Scott May (42) pulls down a rebound against Ohio State.

May was named the New York tourney’s most valuable player, and St. John’s coach Lou Carnesecca agreed with the award. Carnesecca said he alternated players on defense against May to keep a fresh man on him. “And he still got 29 points,” Carnesecca said. “That goes to show you what a great player he is.”

May called the role of No. 1 scorer “kinda easy. I just move around and get open and there’s the ball. Quinn and Bobby (Buckner and Wilkerson) will have it there if I get open, and Tommy and Bennie (Abernethy and Benson) will set the screens that get me open.

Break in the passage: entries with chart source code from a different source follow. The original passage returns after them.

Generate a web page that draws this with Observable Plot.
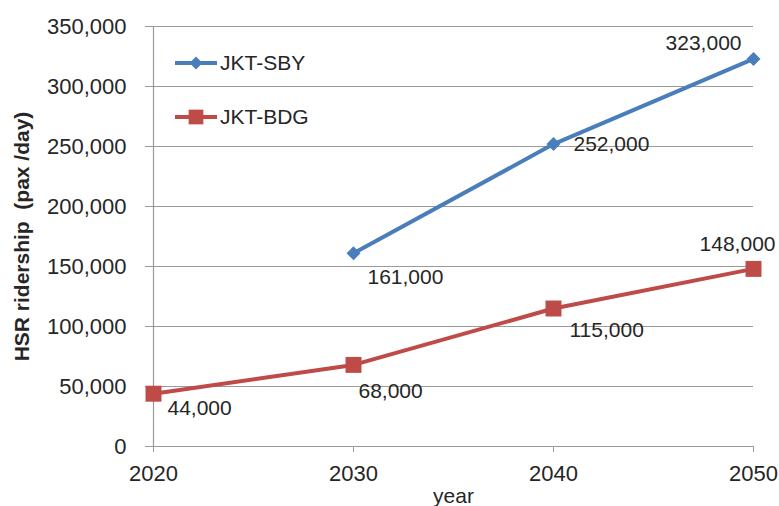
<!DOCTYPE html>
<html>
<head>
<meta charset="utf-8">
<script src="https://cdn.jsdelivr.net/npm/d3@7"></script>
<script src="https://cdn.jsdelivr.net/npm/@observablehq/plot@0.6"></script>
<style>
  html, body { margin: 0; padding: 0; background: #fff; }
  #chart { width: 779px; height: 506px; }
  svg { display: block; }
</style>
</head>
<body>
<div id="chart"></div>
<script>
// Forecast HSR ridership per corridor (passengers per day)
const years = [2020, 2030, 2040, 2050];
const sbyRidership = [null, 161000, 252000, 323000];
const bdgRidership = [44000, 68000, 115000, 148000];
const seriesNames = ["JKT-SBY", "JKT-BDG"];
const yTicks = [0, 50000, 100000, 150000, 200000, 250000, 300000, 350000];

// Label placement around each point: [dx, dy, textAnchor]
const sbyLabelPlacement = [null, [14, 24, "start"], [20, 0, "start"], [-12, -16, "end"]];
const bdgLabelPlacement = [[14, 15, "start"], [5, 26, "start"], [16, 22, "start"], [22, -25, "end"]];

const colors = {"JKT-SBY": "#4a7ebb", "JKT-BDG": "#be4b48"};
const symbols = {"JKT-SBY": {symbol: "diamond2", r: 6.3}, "JKT-BDG": {symbol: "square", r: 9}};
const font = "'Liberation Sans', Arial, sans-serif";
const textColor = "#262626";
const fmt = d3.format(",");

const rows = [];
years.forEach((year, i) => {
  if (sbyRidership[i] != null) rows.push({series: seriesNames[0], year, value: sbyRidership[i], place: sbyLabelPlacement[i]});
  if (bdgRidership[i] != null) rows.push({series: seriesNames[1], year, value: bdgRidership[i], place: bdgLabelPlacement[i]});
});

const marks = [
  Plot.gridY(yTicks, {stroke: "#9a9a9a", strokeOpacity: 1, strokeWidth: 1}),
  Plot.ruleY([0], {stroke: "#9a9a9a", strokeWidth: 1.2}),
  Plot.ruleX([years[0]], {stroke: "#9a9a9a", strokeWidth: 1.2}),
  Plot.axisY({ticks: yTicks, tickFormat: fmt, tickSize: 8, tickPadding: 19, label: null,
    fontSize: 22, fill: textColor, stroke: "#9a9a9a"}),
  Plot.axisX({ticks: years, tickFormat: d => String(d), tickSize: 6, tickPadding: 13, label: null,
    fontSize: 22, fill: textColor, stroke: "#9a9a9a"}),
  Plot.text(["HSR ridership\u00a0 (pax /day)"], {frameAnchor: "left", rotate: -90, dx: -131,
    fontSize: 21, fontWeight: "bold", fill: textColor, textAnchor: "middle"}),
  Plot.text(["year"], {frameAnchor: "bottom", dy: 50, fontSize: 21, fill: textColor, lineAnchor: "middle"})
];

for (const name of seriesNames) {
  const data = rows.filter(d => d.series === name);
  marks.push(Plot.line(data, {x: "year", y: "value", stroke: colors[name], strokeWidth: 4}));
  marks.push(Plot.dot(data, {x: "year", y: "value", fill: colors[name], stroke: "none",
    symbol: symbols[name].symbol, r: symbols[name].r}));
  for (const d of data) {
    const [dx, dy, anchor] = d.place;
    marks.push(Plot.text([d], {x: "year", y: "value", text: r => fmt(r.value), dx, dy,
      textAnchor: anchor, lineAnchor: "middle", fontSize: 21, fill: textColor}));
  }
}

const chart = Plot.plot({
  width: 779,
  height: 506,
  marginLeft: 153,
  marginRight: 26,
  marginTop: 26,
  marginBottom: 60,
  style: {fontFamily: font, background: "#fff", overflow: "visible"},
  x: {domain: [years[0], years[years.length - 1]]},
  y: {domain: [0, yTicks[yTicks.length - 1]]},
  marks
});

// In-plot legend at the upper left of the frame
const svg = d3.select(chart);
const legend = svg.append("g").attr("transform", "translate(175, 63)");
seriesNames.forEach((name, i) => {
  const g = legend.append("g").attr("transform", `translate(0, ${i * 54})`);
  g.append("path").attr("d", "M0,0H42")
    .attr("stroke", colors[name]).attr("stroke-width", 4).attr("fill", "none");
  const s = symbols[name];
  const type = s.symbol === "square" ? d3.symbolSquare : d3.symbolDiamond2;
  g.append("path").attr("transform", "translate(21, 0)")
    .attr("d", d3.symbol(type, Math.PI * s.r * s.r * 0.85)())
    .attr("fill", colors[name]);
  g.append("text").attr("transform", "translate(45, 0)").attr("dy", "0.35em")
    .attr("text-anchor", "start")
    .style("font-size", "21px").style("fill", textColor).style("font-family", font)
    .text(name);
});

document.getElementById("chart").appendChild(chart);
</script>
</body>
</html>
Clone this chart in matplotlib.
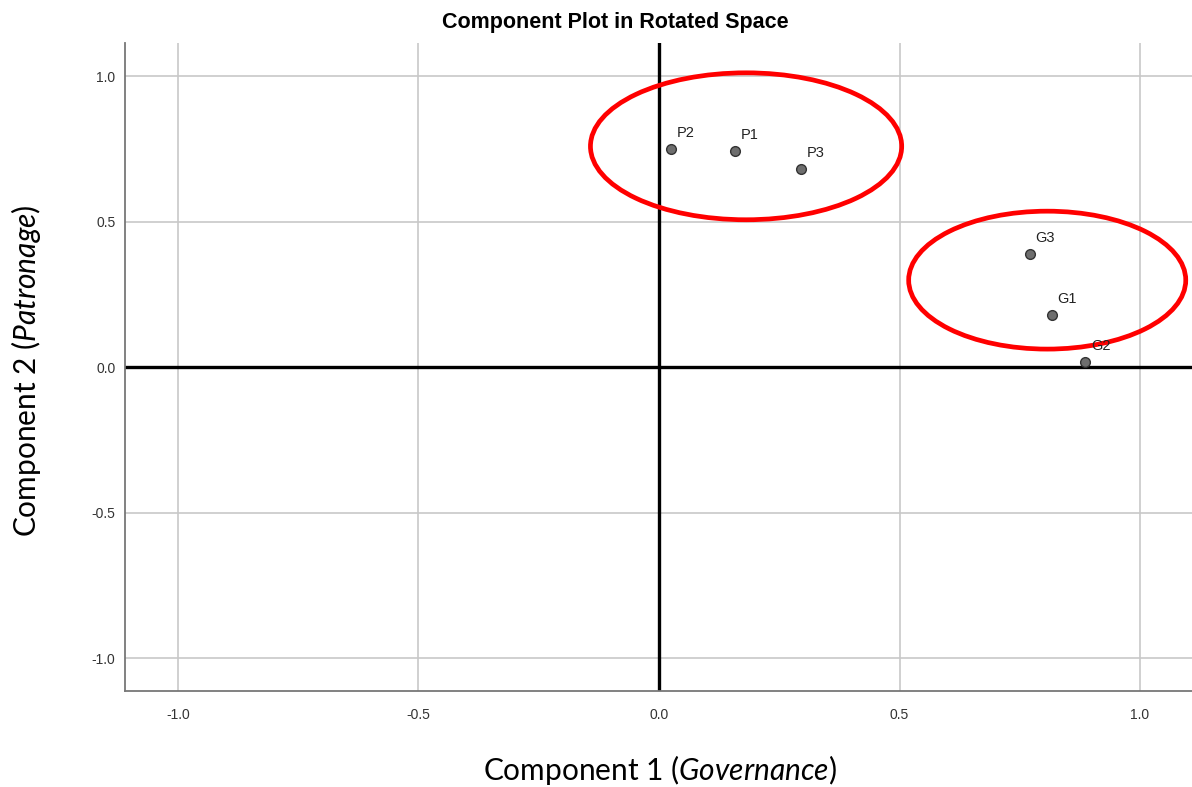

“That’s why this award is a great honor to me, but I really feel very deeply our whole team should be ‘Player of the Year.’ There are four other guys who work out there right with me in everything we do.

“I just want to be known as a player – a complete player. I hope I can do other things when I’m not scoring – rebound, play defense, set screens, get a few assists.”

May came to Indiana from Sandusky, Ohio, where he was an all-America high school player in football and basketball and one of the national leaders in the discus throw in track and field.

He was joined on The Sporting News all-America team by Adrian Dantley of Notre Dame, Robert Parish of Centenary, John Lucas of Maryland and Phil Ford of North Carolina.

May and Dantley led the voting (by sports writers throughout the nation) for UPI’s all-America team. They and Lucas were repeat selections to the first five, and they were joined on that team by Richard Washington of UCLA and Benson – the first time on a wire-service all-America for IU’s 6-11 center from New Castle.

Benson is averaging 16.9 points per game and he leads Indiana rebounders with 226. He also is the Big Ten’s leading shooter.

Buckner received honorable mention on the UPI team.

The Associated Press all-Big Ten team, also picked by sports writers, had league scoring leader Terry Furlow of Michigan State, Rickey Green of Michigan and Michael Thompson of Minnesota, plus May and Benson. (Complete teams, Page 9).

The Sporting News named Tom Young of Rutgers as its 1975-76 Coach of the Year. Knight won the award last year, when he swept every such award given.